Kennt ihr das, wenn euch ein Buch so sehr gefällt, dass ihr es eigentlich genießen und ganz langsam lesen wollt? Kennt ihr das Gefühl, wenn ihr euch trotzdem nicht davon losreißen könnt und es gierig und maßlos verschlingt? So ist es mir mit diesem Buch ergangen, der Drang weiterzulesen (und der Wunsch nach einem Happy End) war so stark, dass ich nicht dagegen ankämpfen konnte. Dieses Buch ist eine Gefühlsachterbahn, erweckt große, nuancierte Emotionen, bricht uns ständig das Herz und tröstet uns im selben Moment. Taschentücher bereithalten!

„Die Sonne war mit ihrem Verschwinden beschäftigt, und ich dachte darüber nach, wie viele kleine Dinge in der Welt möglicherweise auf den Schultern von etwas Schrecklichem ruhten.“ E-Book, Position 3706

Humor (♥)

Nicht einmal hier könnte ich das Buch kritisieren, zwischendurch hat es mich nämlich durchaus zum Schmunzeln gebracht, beispielsweise wenn wieder ein Brief vom „Verein junger Falkner“ ins Haus flatterte.

Geschlechterrollen (+/-)

Sowohl Greta als auch June sind selbstbewusste Mädchen, und auch ihre Mutter arbeitet hart und gleichberechtigt mit ihrem Vater in Vollzeit, was bestimmt fortschrittlich ist für die damalige Zeit. Jedoch findet sich auch stets nur die Mutter in der Küche und kocht, der Vater scheint sich am Haushalt gar nicht zu beteiligen.

Mein Fazit

Bücher wie „Sag den Wölfen, ich bin zu Hause“ sind der Grund, warum ich lese. Diese wundervolle, emotionale Coming-of-Age-Geschichte hat mich tief berührt und verdient tausend Mal mehr Aufmerksamkeit, als es erhält. Jeder, der kein Herz aus Stein hat, sollte dieses einmalige Debüt gelesen haben. Mit ihrem ruhigen, eindringlichen Schreibstil, ihrer einzigartigen, liebenswerten Protagonisten, ihren liebevoll gezeichneten Nebenfiguren und ihrer feinfühlen, sensiblen Darstellung von schwierigen Themen wie Trauer, Erwachsenwerden und Freundschaft hat sich Carol Rifka Brunt ohne Umwege in mein Herz geschrieben. „Sag den Wölfen, ich bin zu Hause“ ist für mich ein absolutes Jahreshightlight und eines der besten Bücher, die ich je gelesen habe!

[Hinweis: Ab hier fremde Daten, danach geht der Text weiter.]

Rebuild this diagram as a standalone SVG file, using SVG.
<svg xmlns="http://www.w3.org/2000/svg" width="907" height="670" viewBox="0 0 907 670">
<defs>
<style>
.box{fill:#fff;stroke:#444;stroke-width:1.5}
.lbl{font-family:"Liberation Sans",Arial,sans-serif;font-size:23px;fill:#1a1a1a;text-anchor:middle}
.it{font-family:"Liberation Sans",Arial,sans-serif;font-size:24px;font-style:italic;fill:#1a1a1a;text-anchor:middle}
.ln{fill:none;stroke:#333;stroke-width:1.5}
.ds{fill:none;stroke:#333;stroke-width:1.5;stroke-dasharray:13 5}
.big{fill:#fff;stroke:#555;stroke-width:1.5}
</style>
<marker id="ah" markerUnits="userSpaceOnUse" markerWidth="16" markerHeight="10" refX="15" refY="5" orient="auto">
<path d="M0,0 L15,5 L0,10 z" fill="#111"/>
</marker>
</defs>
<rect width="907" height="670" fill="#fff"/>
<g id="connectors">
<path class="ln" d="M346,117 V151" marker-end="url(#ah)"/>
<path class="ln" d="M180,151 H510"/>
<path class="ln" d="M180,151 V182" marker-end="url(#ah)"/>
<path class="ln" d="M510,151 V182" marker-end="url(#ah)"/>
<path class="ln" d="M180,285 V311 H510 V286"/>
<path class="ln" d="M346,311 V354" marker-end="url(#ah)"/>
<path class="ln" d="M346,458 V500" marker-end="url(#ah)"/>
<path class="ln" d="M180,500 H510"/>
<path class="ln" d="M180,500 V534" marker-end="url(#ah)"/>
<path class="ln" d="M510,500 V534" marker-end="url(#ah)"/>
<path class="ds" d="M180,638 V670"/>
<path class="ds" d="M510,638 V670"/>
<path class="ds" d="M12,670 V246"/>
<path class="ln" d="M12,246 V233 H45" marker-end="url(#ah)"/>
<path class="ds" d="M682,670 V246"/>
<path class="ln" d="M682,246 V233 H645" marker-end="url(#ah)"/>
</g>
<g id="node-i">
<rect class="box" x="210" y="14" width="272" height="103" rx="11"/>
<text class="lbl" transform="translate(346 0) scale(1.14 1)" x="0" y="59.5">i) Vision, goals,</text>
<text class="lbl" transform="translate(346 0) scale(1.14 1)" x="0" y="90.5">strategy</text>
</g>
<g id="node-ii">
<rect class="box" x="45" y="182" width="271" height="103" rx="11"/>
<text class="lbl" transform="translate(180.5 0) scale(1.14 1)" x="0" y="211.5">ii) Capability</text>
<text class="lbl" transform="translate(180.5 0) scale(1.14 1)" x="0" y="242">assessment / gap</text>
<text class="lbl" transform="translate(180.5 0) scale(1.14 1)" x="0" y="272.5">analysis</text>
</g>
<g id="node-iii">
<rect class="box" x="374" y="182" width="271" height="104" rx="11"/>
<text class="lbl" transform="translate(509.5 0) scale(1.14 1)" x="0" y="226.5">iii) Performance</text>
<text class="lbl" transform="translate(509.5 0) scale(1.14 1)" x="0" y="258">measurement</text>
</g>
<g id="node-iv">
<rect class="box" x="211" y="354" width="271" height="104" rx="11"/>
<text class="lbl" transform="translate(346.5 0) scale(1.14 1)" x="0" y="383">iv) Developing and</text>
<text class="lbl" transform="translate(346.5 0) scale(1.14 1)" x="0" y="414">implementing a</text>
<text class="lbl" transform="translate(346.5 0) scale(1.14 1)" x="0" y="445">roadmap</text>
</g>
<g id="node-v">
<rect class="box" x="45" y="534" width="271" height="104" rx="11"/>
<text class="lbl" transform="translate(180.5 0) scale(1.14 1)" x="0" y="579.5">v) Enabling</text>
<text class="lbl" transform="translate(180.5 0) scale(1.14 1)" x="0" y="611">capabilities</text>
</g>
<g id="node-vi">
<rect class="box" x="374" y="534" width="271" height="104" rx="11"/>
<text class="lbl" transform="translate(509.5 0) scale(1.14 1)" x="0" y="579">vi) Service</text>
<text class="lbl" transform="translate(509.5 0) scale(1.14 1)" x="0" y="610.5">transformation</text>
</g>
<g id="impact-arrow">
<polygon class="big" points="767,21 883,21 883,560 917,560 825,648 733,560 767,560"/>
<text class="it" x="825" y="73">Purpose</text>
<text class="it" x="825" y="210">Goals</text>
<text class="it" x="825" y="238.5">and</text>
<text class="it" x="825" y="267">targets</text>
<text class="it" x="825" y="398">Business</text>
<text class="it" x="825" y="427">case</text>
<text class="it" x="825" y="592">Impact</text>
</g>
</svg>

Dieses Buch würde ich mir auch noch als Print in meinem Regal wünschen (werde mir diesen Wunsch vermutlich bald erfüllen), und ich werde es in der nächsten Zeit mit Sicherheit exzessiv zu Geburtstagen verschenken. ;) Betrachtet das nächste Werk von Carol Rifka Brunt als gekauft, denn ich habe eine neue Lieblingsautorin für mich entdeckt.

Leseempfehlung: Uneingeschränkte Leseempfehlung! Ich kann euch dieses Buch nur wärmstens ans Herz legen: Lasst euch darauf ein, lasst euch das Herz brechen, lasst euch trösten und (ganz wichtig):  Haltet Taschentücher bereit!

Bewertung

Idee, Themen, Botschaft: 5 Sterne ♥
Worldbuilding: 5 Sterne ♥
Ausführung: 5 Sterne ♥
Einstieg: 4,5 Sterne
Schreibstil: 5 Sterne ♥
Protagonistin: 5 Sterne ♥
Nebenfiguren: 5 Sterne ♥
Atmosphäre: 5 Sterne ♥
Spannung: 5 Sterne ♥
Ende: 4,5 Sterne
Emotionale Involviertheit: 5 Sterne ♥
Geschlechterrollen: +/-

Insgesamt:

❀❀❀❀❀♥

Dieses Buch bekommt von mir 5 absolut verzauberte Lilien und natürlich auch ein Herz – und somit den Lieblingsbuchstatus!